In early 1974, James Hayman was travelling through Central America with a friend. He'd completed a degree in photojournalism at a university in Washington D.C. a few years before – but, after pulling shifts at a local newspaper, decided that capturing the stories of the day wasn’t for him, and that he wanted to see the world outside of his home country.
“We were hoping to get all the way down to South America and we were waylaid in Mexico for a while,” Hayman says. “Then, just as we were travelling to Guatemala, the earthquake hit.”
On February 4, 1976, around 3AM local time, a disastrous 7.5 magnitude earthquake hit the country. With its centre located about 100 miles northeast of Guatemala City, its effects led to an estimated death toll of more than 22,000 people, left 76,000 injured and over a million homeless as houses, entire villages and almost half (40%) of the country’s hospitals were reduced to rubble.
Hearing about the tragedy, Hayman decided that he and his friend would continue onwards with their journey, passing through the country swiftly and leaving as light a footprint as possible.

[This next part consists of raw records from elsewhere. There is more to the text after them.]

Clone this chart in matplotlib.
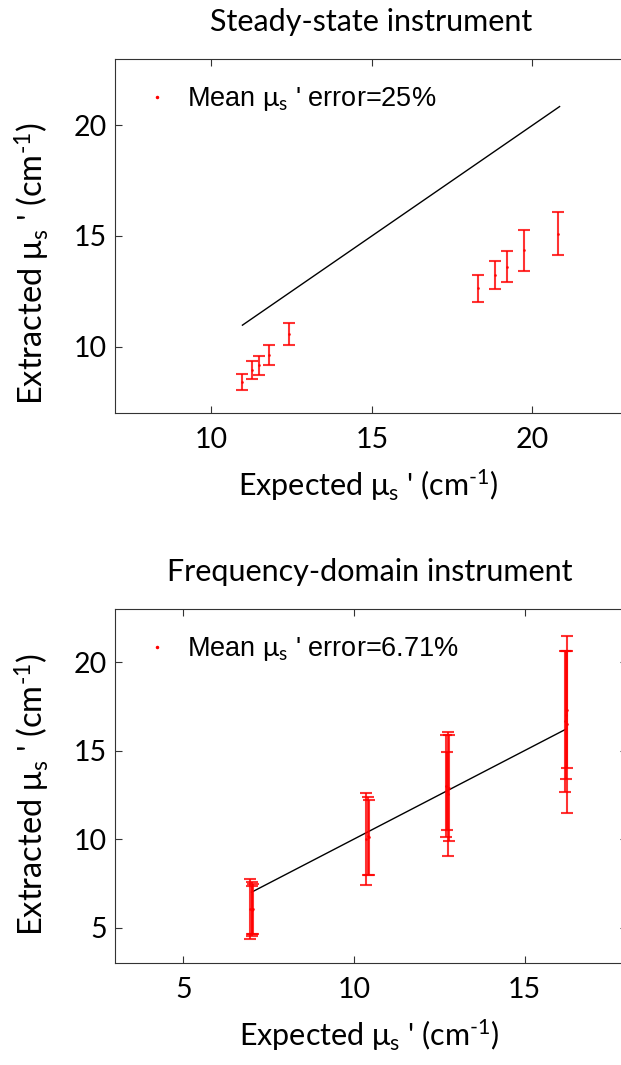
import numpy as np
import matplotlib
matplotlib.use("Agg")
import matplotlib.pyplot as plt
from matplotlib.lines import Line2D

plt.rcParams['font.family'] = ['Lato', 'DejaVu Sans']
plt.rcParams['mathtext.fontset'] = 'custom'
plt.rcParams['mathtext.rm'] = 'Lato'
plt.rcParams['mathtext.it'] = 'Lato'

# Steady-state data
ss_expected = [10.97, 11.26, 11.49, 11.81, 12.43, 18.32, 18.84, 19.20, 19.75, 20.81]
ss_extracted = [8.42, 8.93, 9.15, 9.63, 10.57, 12.63, 13.23, 13.60, 14.35, 15.10]
ss_err = [0.36, 0.41, 0.42, 0.45, 0.49, 0.60, 0.63, 0.70, 0.93, 0.97]
ss_line = [10.97, 20.85]
ss_label = "Mean $\\mu_{s}$ ' error=25%"

# Frequency-domain data (several samples per expected value)
fd_expected = [7.0, 7.0, 7.0, 7.0,
               10.4, 10.4, 10.4,
               12.74, 12.74, 12.74, 12.74,
               16.21, 16.21, 16.21, 16.21]
fd_extracted = [6.05, 6.05, 6.05, 6.0,
                10.0, 10.2, 10.1,
                12.55, 13.0, 12.7, 12.9,
                16.5, 16.65, 17.0, 17.3]
fd_err = [1.69, 1.54, 1.41, 1.35,
          2.6, 2.2, 2.1,
          3.5, 2.9, 2.2, 3.0,
          5.0, 4.0, 3.6, 3.3]
fd_line = [7.0, 16.21]
fd_label = "Mean $\\mu_{s}$ ' error=6.71%"

fig = plt.figure(figsize=(6.21, 10.65), dpi=100)
ax1 = fig.add_axes([115/621, 1 - 413/1065, 513.6/621, 354/1065])
ax2 = fig.add_axes([115/621, 1 - 963/1065, 512/621, 354/1065])

xlab = "Expected $\\mu_{s}$ ' (cm$^{\u2010 1}$)"
ylab = "Extracted $\\mu_{s}$ ' (cm$^{\u2010 1}$)"

def style(ax, xlim, ylim, xticks, yticks, xl_pos, yl_pos):
    ax.set_xlim(xlim)
    ax.set_ylim(ylim)
    ax.set_xticks(xticks)
    ax.set_yticks(yticks)
    ax.tick_params(direction='in', length=5, top=True, right=True,
                   labelsize=20.5, color='#333333', pad=6)
    ax.tick_params(axis='x', pad=10)
    for s in ax.spines.values():
        s.set_color('#333333')
    ax.set_xlabel(xlab, fontsize=22)
    ax.set_ylabel(ylab, fontsize=23.5)
    ax.xaxis.label.set_va('center')
    ax.yaxis.label.set_va('center')
    ax.xaxis.set_label_coords(*xl_pos)
    ax.yaxis.set_label_coords(*yl_pos)

def add_legend(ax, label):
    h = Line2D([], [], color='red', marker='.', ms=3, ls='none')
    ax.legend([h], [label], loc='upper left', frameon=False,
              prop={'family': 'Liberation Sans', 'size': 19.5},
              handlelength=1.2, handletextpad=0.5,
              borderaxespad=0.0, bbox_to_anchor=(0.03, 0.957))

# top panel
ax1.plot(ss_line, ss_line, color='black', lw=1)
ax1.errorbar(ss_expected, ss_extracted, yerr=ss_err, fmt='.', color='red',
             ms=2, elinewidth=1.5, capsize=4, capthick=1.5, alpha=0.8)
style(ax1, (7, 23), (7, 23), [10, 15, 20], [10, 15, 20],
      ((368 - 115) / 513.6, -(485 - 413) / 354), ((32 - 115) / 513.6, (413 - 264) / 354))
add_legend(ax1, ss_label)
fig.text(371/621, 1 - 22/1065, "Steady-state instrument", ha='center', va='center', fontsize=22)

# bottom panel
ax2.plot(fd_line, fd_line, color='black', lw=1)
offs = np.tile([-0.04, 0.0, 0.04, 0.02], 4)[:len(fd_expected)]
ax2.errorbar(np.array(fd_expected) + offs, fd_extracted, yerr=fd_err, fmt='.', color='red',
             ms=2, elinewidth=1.5, capsize=4, capthick=1.5, alpha=0.8)
style(ax2, (3, 18), (3, 23), [5, 10, 15], [5, 10, 15, 20],
      ((369 - 115) / 512, -(1035 - 963) / 354), ((32 - 115) / 512, (963 - 795) / 354))
add_legend(ax2, fd_label)
fig.text(370/621, 1 - 572/1065, "Frequency-domain instrument", ha='center', va='center', fontsize=22)

fig.savefig("out.png", dpi=100)
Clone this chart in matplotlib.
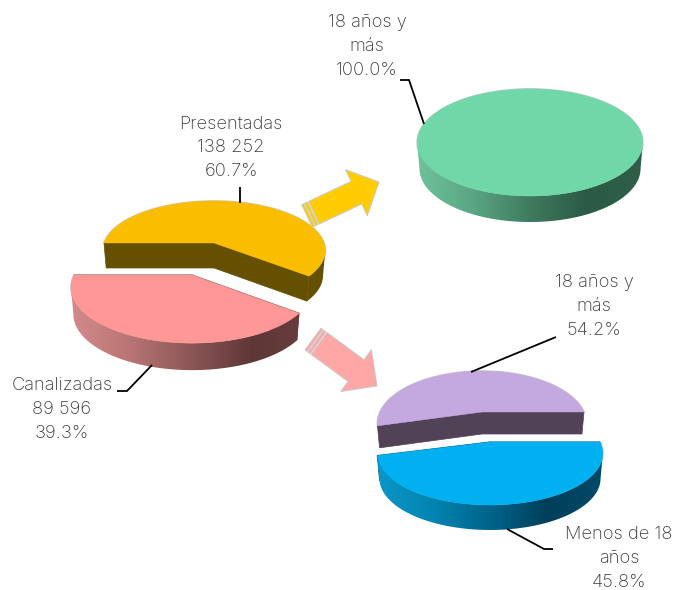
import numpy as np
import matplotlib
matplotlib.use("Agg")
import matplotlib.pyplot as plt
from matplotlib.colors import LinearSegmentedColormap
from matplotlib.patches import Polygon

# Values
first_labels = ["Presentadas", "Canalizadas"]
first_counts = ["138 252", "89 596"]
first_shares = [60.7, 39.3]

presented_labels = ["18 años y\nmás"]
presented_shares = [100.0]

channeled_labels = ["18 años y\nmás", "Menos de 18\naños"]
channeled_shares = [54.2, 45.8]

# perspective of the pie plane
PERSP = 0.222
BOTTOM_SCALE = 0.98
EDGE = "#c9c9c9"

plt.rcParams['font.family'] = ['Inter', 'DejaVu Sans']
plt.rcParams['font.weight'] = 'light'

fig = plt.figure(figsize=(6.77, 5.90), dpi=100)
ax = fig.add_axes([0, 0, 1, 1])


def project(cx, cy, rx, ry, theta, persp):
    u, v = np.cos(theta), np.sin(theta)
    w = 1 + persp * v
    return cx + rx * u / w, cy - ry * v / w


def draw_slice(cx, cy, rx, ry, depth, start, share, top, side, rim_stops, persp=PERSP):
    # start in degrees, counterclockwise seen from above, share in percent
    theta = np.radians(np.linspace(start, start + share * 3.6, 361))
    x, y = project(cx, cy, rx, ry, theta, persp)
    low_x = cx + (x - cx) * BOTTOM_SCALE
    low_y = y + depth

    full = share >= 100
    if full:
        outline = np.column_stack([x, y])
    else:
        outline = np.vstack([[cx, cy], np.column_stack([x, y])])
    # grey line only shows on the back, the rim covers it in front
    ax.add_patch(Polygon(outline, closed=True, fc='none', ec=EDGE, lw=1.2, zorder=2))

    if not full:
        # flat cut faces, hidden by the top where they point backwards
        for i in (0, -1):
            ax.add_patch(Polygon([(cx, cy), (x[i], y[i]), (low_x[i], low_y[i]), (cx, cy + depth)],
                                 closed=True, fc=side, ec=side, lw=0.5, zorder=3))

    # rim, a horizontal gradient clipped to the part of the wall that faces us
    front = np.where(np.diff(x) > 0)[0]
    if len(front) > 1:
        a, b = front[0], front[-1] + 2
        cmap = LinearSegmentedColormap.from_list("rim", rim_stops)
        strip = np.vstack([np.column_stack([x[a:b], y[a:b]]),
                           np.column_stack([low_x[a:b], low_y[a:b]])[::-1]])
        clip = Polygon(strip, closed=True, transform=ax.transData)
        img = ax.imshow(np.linspace(0, 1, 256)[None, :], cmap=cmap, aspect='auto', interpolation='bilinear',
                        extent=(cx - rx * 1.03, cx + rx * 1.03, y.max() + depth + 2, y.min() - 2), zorder=3)
        img.set_clip_path(clip)

    ax.add_patch(Polygon(outline, closed=True, fc=top, ec=top, lw=0.3, zorder=4))


def draw_arrow(tail, tip, shaft_w, head_w, head_l, color):
    tail, tip = np.array(tail, float), np.array(tip, float)
    d = (tip - tail) / np.hypot(*(tip - tail))
    n = np.array([-d[1], d[0]])
    neck = tip - d * head_l
    # two thin stripes at the tail, then the arrow body
    for a, b in [(0, 2.6), (3.6, 6.4)]:
        p, q = tail + d * a, tail + d * b
        ax.add_patch(Polygon([p + n * shaft_w / 2, q + n * shaft_w / 2, q - n * shaft_w / 2, p - n * shaft_w / 2],
                             closed=True, fc=color, ec=EDGE, lw=0.6, zorder=5))
    body = tail + d * 7.6
    pts = [body + n * shaft_w / 2, neck + n * shaft_w / 2, neck + n * head_w / 2, tip,
           neck - n * head_w / 2, neck - n * shaft_w / 2, body - n * shaft_w / 2]
    ax.add_patch(Polygon(pts, closed=True, fc=color, ec=EDGE, lw=0.7, zorder=5))


def leader(xs, ys):
    ax.plot(xs, ys, color='black', lw=1.3, solid_capstyle='butt', solid_joinstyle='miter', zorder=6)


def label(x, y, text):
    ax.text(x, y, text, ha='center', va='center', fontsize=13.2, linespacing=1.53,
            color='#3a3a3a', zorder=7)


# first pie, pulled apart
pink_rim = ["#d58a8a", "#b87474", "#8a5656", "#5f3636", "#6a3e3e"]
orange_rim = ["#655000", "#655000"]
draw_slice(192, 275, 118, 53, 27, 180, first_shares[1], "#ff9797", "#6a3e3e", pink_rim)
draw_slice(214, 243, 110, 48.3, 25, 180 + first_shares[1] * 3.6, first_shares[0], "#fbbd00", "#655000", orange_rim,
           persp=0.15)

# pie of the presented ones
green_rim = ["#6fc29c", "#5aa583", "#3f7a5f", "#2b5a45", "#2f5f49"]
draw_slice(530, 130.6, 110, 50.9, 26, 0, presented_shares[0], "#70d8a8", "#2f5f49", green_rim)

# pie of the channeled ones
purple_rim = ["#524258", "#524258"]
blue_rim = ["#0a97c8", "#0284b0", "#00638a", "#003f5a", "#004a68"]
draw_slice(482, 412, 102, 50, 22, 0, channeled_shares[0], "#c4a8e0", "#524258", purple_rim)
draw_slice(490, 442, 110, 49, 25, channeled_shares[0] * 3.6, channeled_shares[1], "#00b0f0", "#004a68", blue_rim)

draw_arrow((307, 216), (379, 182), 25, 51, 25, "#ffcc00")
draw_arrow((313, 339), (377, 386), 27, 52, 26, "#ffa6a6")

leader([240, 240], [187, 203])
leader([400, 409, 424], [80, 80, 124])
leader([117, 127, 152], [391, 391, 365])
leader([471, 556], [372, 337])
leader([507, 544, 553], [529, 549, 549])

label(231, 148, f"{first_labels[0]}\n{first_counts[0]}\n{first_shares[0]}%")
label(62, 409.5, f"{first_labels[1]}\n{first_counts[1]}\n{first_shares[1]}%")
label(367, 46.5, f"{presented_labels[0]}\n{presented_shares[0]}%")
label(594, 306.5, f"{channeled_labels[0]}\n{channeled_shares[0]}%")
label(619, 558.5, f"{channeled_labels[1]}\n{channeled_shares[1]}%")

# imshow resets the limits, so they go last
ax.set_xlim(0, 677)
ax.set_ylim(590, 0)
ax.axis('off')

fig.savefig("out.png", dpi=100)
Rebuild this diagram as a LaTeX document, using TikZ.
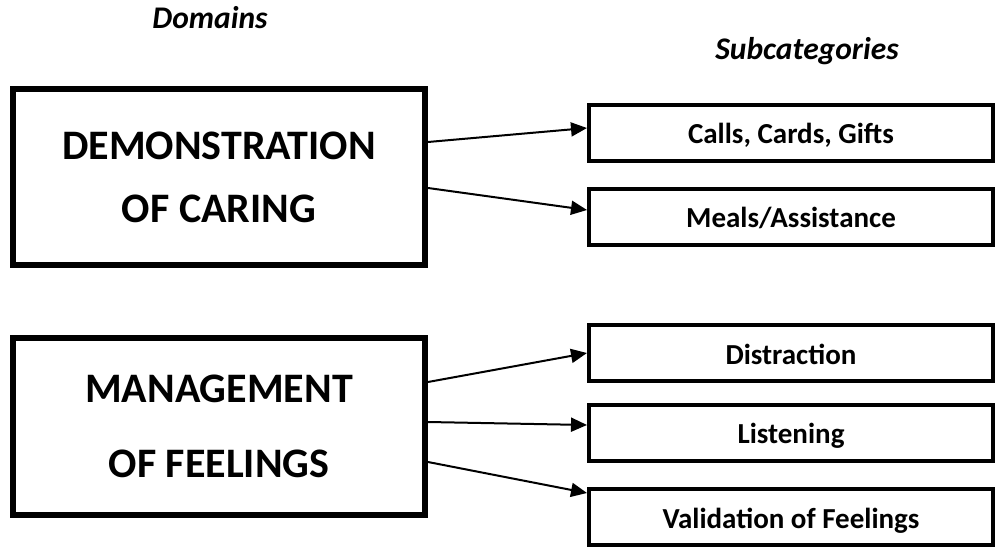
\documentclass[tikz,border=0pt]{standalone}
\usepackage{fontspec}
\setmainfont{Carlito}
\usetikzlibrary{arrows.meta,positioning}
\tikzset{
  domainbox/.style={draw, line width=6pt, minimum width=412pt, minimum height=176pt,
    inner sep=0pt, align=center},
  subcat/.style={draw, line width=4pt, minimum width=404pt, minimum height=56pt,
    inner sep=0pt, font=\bfseries\fontsize{29}{35}\selectfont,
    text height=22pt, text depth=0pt},
  heading/.style={font=\bfseries\itshape\fontsize{31.5}{37}\selectfont, anchor=base},
  link/.style={line width=2pt, -{Triangle[length=16pt,width=14pt]}}
}
\begin{document}
\begin{tikzpicture}[x=1pt,y=-1pt]
  \useasboundingbox (0,0) rectangle (997,548);
  % column headings
  \node[heading] (domhead) at (210,29) {Domains};
  \node[heading] (subhead) at (807,60) {Subcategories};
  % domains
  \node[domainbox, font=\bfseries\fontsize{42}{63}\selectfont] (caring) at (219,177)
    {DEMONSTRATION\\OF CARING};
  \node[domainbox, font=\bfseries\fontsize{42}{75}\selectfont] (feelings) at (219,426.5)
    {MANAGEMENT\\OF FEELINGS};
  % subcategories
  \node[subcat] (calls) at (791,133) {Calls, Cards, Gifts};
  \node[subcat] (meals) at (791,217) {Meals/Assistance};
  \node[subcat] (distract) at (791,353) {Distraction};
  \node[subcat] (listen) at (791,432.5) {Listening};
  \node[subcat] (validate) at (791,517) {Validation of Feelings};
  % links
  \draw[link] ([yshift=35pt]caring.east) -- ([yshift=5pt]calls.west);
  \draw[link] ([yshift=-11pt]caring.east) -- ([yshift=7pt]meals.west);
  \draw[link] ([yshift=44.5pt]feelings.east) -- (distract.west);
  \draw[link] ([yshift=4.5pt]feelings.east) -- ([yshift=7.5pt]listen.west);
  \draw[link] ([yshift=-35.5pt]feelings.east) -- ([yshift=24pt]validate.west);
\end{tikzpicture}
\end{document}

Hitching a ride with some students, the pair were driven across the border, past miles of destruction, and dropped off in Guatemala City where they spent a night at a hospital. It was there they received a proposal that would upend their plans.
“Some students from the American University came by and said: ‘Are you interested in doing any volunteer work for the UN?’” Hayman recalls. “So I said ‘yeah, absolutely’ and I spent the next four months working for the UN and also photographing.”
Nearly half a century later, a number of his black-and-white photographs, taken from his time helping with the country’s rebuilding and response effort are now presented in his series Guatemala, 1976. Travelling around the country’s wild terrain, Hayman would help provide communities with food, clothing and building materials. “We were going out to the middle of the jungle or up in the mountains and ask people what they needed because of the earthquake,” he says, with a gentle smile. “They would laugh at us and say: ‘We need everything we needed before the earthquake – we have nothing.’”
The pictures hint at the severe scale of the damage, from a cross atop a church knocked from its position to a makeshift barber shop erected among wrecked buildings. “The majority of buildings in Guatemala were made out of brick and mortar,” Hayman explains of how apparent the devastation was. “There was no such thing as being tested for earthquakes, so they just crumpled."
“The majority of people had [then] built houses made out of wood and thatched roots,” he adds. “For one because that was all they had but also there were always aftershocks and if the roof collapsed it was [less likely] to kill you in the way a concrete roof would.”
While the situation was bleak, the shots also demonstrate a level of coming together and community as people rebuilt their villages, towns and lives. With candid close-up portraits of families and shots taken among tightly huddled crowds – a humanity and spirit of resilience shines through. For Hayman, seeing and being part of that process during the four months he spent in Guatemala would be deeply formative for him, both personally and professionally as a photographer.
“I was overwhelmed by the destruction – people that were forced to live in a tarp tent or under a thatched roof next to their destroyed home,” he says. “People not having electricity, or potable water, and then that led to [me thinking] I need to do whatever I can to help people.
“It became a political thing for me, I became politically aware of the inequities in the world,” he continues. “It sent me on a path that I continued on today.”